→ **What needs to be done**: Starting at the first line of the entries below, restate each line exactly until you reach the line with "[white] (0,0) rectangle (833,895);", and print that one too. Leave the pictures out and stop there.

(Rows from a dataset of charts and code)

┄┄┄┄┄┄┄┄┄┄

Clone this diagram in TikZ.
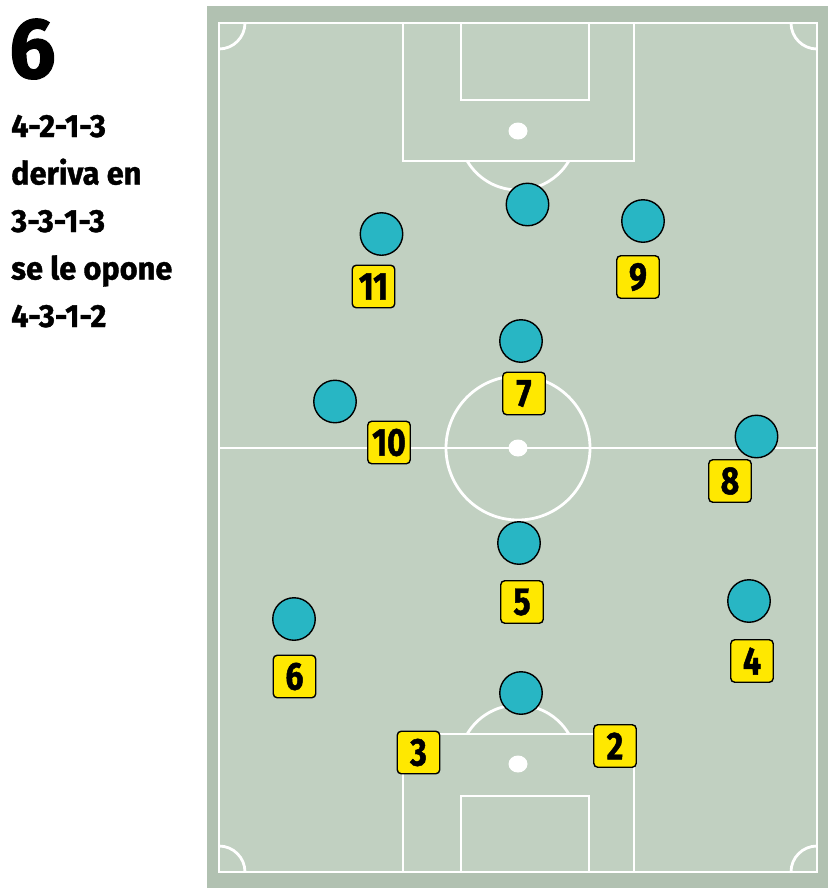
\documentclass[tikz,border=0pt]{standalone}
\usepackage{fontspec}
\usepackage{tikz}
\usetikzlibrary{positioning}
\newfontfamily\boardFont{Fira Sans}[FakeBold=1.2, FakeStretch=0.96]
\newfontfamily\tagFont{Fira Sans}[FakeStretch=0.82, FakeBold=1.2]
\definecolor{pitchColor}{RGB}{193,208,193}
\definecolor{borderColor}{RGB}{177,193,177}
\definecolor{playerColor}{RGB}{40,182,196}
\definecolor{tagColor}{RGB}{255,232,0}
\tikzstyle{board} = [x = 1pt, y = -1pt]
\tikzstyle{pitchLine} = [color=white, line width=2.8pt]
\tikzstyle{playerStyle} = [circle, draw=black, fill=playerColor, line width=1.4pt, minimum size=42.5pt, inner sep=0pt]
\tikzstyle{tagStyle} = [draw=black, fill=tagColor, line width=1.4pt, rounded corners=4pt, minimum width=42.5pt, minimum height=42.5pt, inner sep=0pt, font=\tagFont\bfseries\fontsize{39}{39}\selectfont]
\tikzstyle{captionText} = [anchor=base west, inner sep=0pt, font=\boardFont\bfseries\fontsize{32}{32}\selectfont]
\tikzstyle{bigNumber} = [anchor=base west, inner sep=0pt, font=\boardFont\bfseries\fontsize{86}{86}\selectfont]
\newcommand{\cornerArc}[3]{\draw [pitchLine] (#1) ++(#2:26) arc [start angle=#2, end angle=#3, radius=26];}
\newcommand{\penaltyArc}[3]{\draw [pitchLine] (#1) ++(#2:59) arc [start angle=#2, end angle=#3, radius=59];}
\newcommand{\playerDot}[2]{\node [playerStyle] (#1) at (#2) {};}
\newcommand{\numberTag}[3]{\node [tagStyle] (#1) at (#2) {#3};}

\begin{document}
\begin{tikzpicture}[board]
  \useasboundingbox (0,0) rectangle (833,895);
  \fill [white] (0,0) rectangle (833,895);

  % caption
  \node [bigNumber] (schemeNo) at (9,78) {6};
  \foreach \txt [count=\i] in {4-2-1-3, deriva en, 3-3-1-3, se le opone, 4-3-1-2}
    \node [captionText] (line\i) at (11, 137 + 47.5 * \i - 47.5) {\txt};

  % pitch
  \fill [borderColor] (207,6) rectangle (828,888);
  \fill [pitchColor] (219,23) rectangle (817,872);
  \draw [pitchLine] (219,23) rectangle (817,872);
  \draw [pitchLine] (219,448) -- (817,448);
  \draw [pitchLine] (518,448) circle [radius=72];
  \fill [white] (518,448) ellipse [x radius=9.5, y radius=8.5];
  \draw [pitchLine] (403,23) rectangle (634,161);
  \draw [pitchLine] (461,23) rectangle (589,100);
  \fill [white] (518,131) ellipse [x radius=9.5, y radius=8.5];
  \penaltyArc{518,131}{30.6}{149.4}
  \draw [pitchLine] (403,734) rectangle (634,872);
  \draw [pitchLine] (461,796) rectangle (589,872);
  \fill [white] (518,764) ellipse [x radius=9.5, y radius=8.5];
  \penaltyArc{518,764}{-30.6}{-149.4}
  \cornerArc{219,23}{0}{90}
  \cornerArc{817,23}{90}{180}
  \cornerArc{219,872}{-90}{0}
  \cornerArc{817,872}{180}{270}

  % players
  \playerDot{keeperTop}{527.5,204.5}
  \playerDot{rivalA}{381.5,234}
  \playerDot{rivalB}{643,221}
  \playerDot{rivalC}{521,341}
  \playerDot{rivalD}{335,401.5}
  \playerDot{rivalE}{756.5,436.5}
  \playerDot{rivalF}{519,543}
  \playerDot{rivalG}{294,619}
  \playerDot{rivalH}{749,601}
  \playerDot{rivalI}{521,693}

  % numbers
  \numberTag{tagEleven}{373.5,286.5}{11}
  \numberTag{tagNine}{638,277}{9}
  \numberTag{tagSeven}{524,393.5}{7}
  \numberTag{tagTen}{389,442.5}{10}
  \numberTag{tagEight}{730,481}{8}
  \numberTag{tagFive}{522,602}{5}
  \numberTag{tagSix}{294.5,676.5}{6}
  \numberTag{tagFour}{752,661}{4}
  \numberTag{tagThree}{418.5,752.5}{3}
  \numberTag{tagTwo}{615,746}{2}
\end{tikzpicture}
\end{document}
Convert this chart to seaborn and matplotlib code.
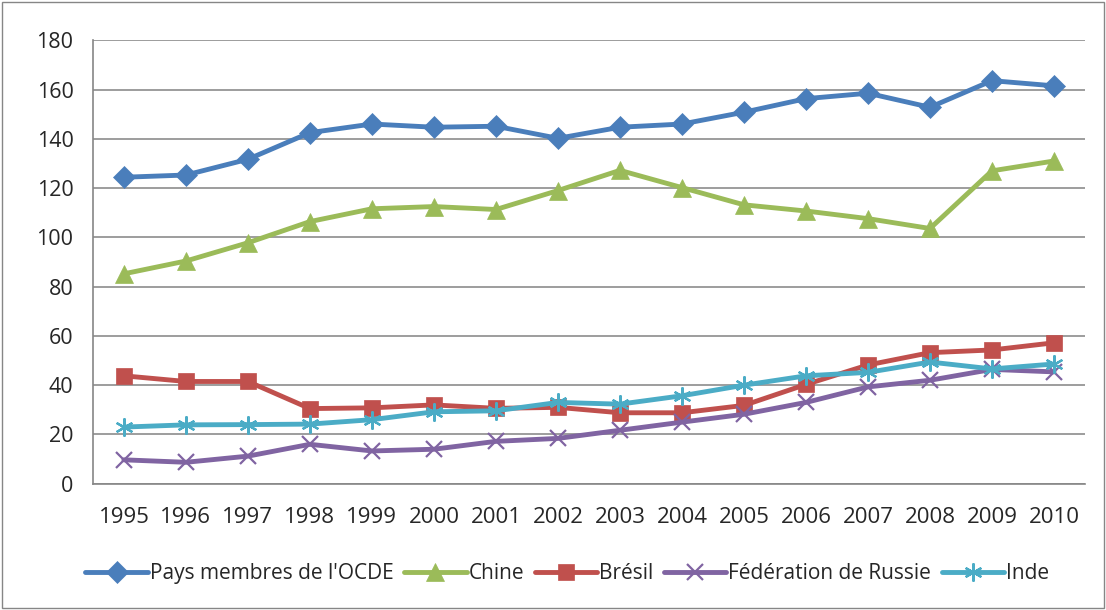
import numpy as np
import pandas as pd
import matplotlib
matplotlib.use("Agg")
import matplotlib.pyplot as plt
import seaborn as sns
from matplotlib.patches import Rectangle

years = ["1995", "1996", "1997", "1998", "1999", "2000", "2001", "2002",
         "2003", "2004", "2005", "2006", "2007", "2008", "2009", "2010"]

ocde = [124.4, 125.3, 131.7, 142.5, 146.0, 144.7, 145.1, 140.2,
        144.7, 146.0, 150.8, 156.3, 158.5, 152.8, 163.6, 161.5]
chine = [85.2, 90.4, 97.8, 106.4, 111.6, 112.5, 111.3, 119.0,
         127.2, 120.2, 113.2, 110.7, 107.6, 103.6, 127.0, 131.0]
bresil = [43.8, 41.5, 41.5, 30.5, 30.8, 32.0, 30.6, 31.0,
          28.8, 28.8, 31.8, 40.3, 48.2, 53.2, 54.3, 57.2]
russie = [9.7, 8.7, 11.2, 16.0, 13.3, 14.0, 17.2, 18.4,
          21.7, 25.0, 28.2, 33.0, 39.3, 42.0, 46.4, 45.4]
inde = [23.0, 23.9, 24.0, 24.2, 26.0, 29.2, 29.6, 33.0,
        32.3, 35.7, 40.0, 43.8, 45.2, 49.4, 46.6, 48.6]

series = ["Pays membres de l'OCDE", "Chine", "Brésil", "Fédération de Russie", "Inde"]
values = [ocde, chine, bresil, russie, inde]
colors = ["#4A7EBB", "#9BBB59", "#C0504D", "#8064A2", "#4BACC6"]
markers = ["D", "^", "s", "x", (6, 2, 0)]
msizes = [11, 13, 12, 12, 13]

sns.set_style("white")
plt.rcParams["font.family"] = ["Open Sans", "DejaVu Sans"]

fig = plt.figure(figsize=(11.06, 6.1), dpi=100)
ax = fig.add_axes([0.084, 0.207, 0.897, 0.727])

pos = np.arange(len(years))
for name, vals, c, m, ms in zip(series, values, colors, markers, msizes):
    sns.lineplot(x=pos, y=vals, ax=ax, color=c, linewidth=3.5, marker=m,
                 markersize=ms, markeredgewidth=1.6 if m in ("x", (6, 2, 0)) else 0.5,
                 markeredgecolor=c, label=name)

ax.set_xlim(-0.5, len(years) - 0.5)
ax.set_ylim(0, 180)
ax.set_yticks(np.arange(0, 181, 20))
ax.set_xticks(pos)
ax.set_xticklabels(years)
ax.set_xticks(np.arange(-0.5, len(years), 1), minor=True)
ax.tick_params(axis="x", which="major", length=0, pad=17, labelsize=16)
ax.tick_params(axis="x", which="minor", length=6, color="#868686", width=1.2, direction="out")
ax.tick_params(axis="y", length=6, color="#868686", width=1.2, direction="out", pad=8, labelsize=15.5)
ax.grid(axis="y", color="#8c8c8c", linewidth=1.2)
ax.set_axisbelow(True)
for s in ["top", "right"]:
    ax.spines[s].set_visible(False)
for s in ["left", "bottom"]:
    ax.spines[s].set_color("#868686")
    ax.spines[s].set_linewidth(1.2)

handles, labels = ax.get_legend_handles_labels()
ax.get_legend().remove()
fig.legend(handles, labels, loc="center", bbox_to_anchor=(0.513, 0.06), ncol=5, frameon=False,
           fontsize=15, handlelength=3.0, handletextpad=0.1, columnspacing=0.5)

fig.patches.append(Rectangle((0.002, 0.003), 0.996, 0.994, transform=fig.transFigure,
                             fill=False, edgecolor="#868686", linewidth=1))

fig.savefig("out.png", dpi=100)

┄┄┄┄┄┄┄┄┄┄

→ **Exercise output**:
Clone this diagram in TikZ.
\documentclass[tikz,border=0pt]{standalone}
\usepackage{fontspec}
\usepackage{tikz}
\usetikzlibrary{positioning}
\newfontfamily\boardFont{Fira Sans}[FakeBold=1.2, FakeStretch=0.96]
\newfontfamily\tagFont{Fira Sans}[FakeStretch=0.82, FakeBold=1.2]
\definecolor{pitchColor}{RGB}{193,208,193}
\definecolor{borderColor}{RGB}{177,193,177}
\definecolor{playerColor}{RGB}{40,182,196}
\definecolor{tagColor}{RGB}{255,232,0}
\tikzstyle{board} = [x = 1pt, y = -1pt]
\tikzstyle{pitchLine} = [color=white, line width=2.8pt]
\tikzstyle{playerStyle} = [circle, draw=black, fill=playerColor, line width=1.4pt, minimum size=42.5pt, inner sep=0pt]
\tikzstyle{tagStyle} = [draw=black, fill=tagColor, line width=1.4pt, rounded corners=4pt, minimum width=42.5pt, minimum height=42.5pt, inner sep=0pt, font=\tagFont\bfseries\fontsize{39}{39}\selectfont]
\tikzstyle{captionText} = [anchor=base west, inner sep=0pt, font=\boardFont\bfseries\fontsize{32}{32}\selectfont]
\tikzstyle{bigNumber} = [anchor=base west, inner sep=0pt, font=\boardFont\bfseries\fontsize{86}{86}\selectfont]
\newcommand{\cornerArc}[3]{\draw [pitchLine] (#1) ++(#2:26) arc [start angle=#2, end angle=#3, radius=26];}
\newcommand{\penaltyArc}[3]{\draw [pitchLine] (#1) ++(#2:59) arc [start angle=#2, end angle=#3, radius=59];}
\newcommand{\playerDot}[2]{\node [playerStyle] (#1) at (#2) {};}
\newcommand{\numberTag}[3]{\node [tagStyle] (#1) at (#2) {#3};}

\begin{document}
\begin{tikzpicture}[board]
  \useasboundingbox (0,0) rectangle (833,895);
  \fill [white] (0,0) rectangle (833,895);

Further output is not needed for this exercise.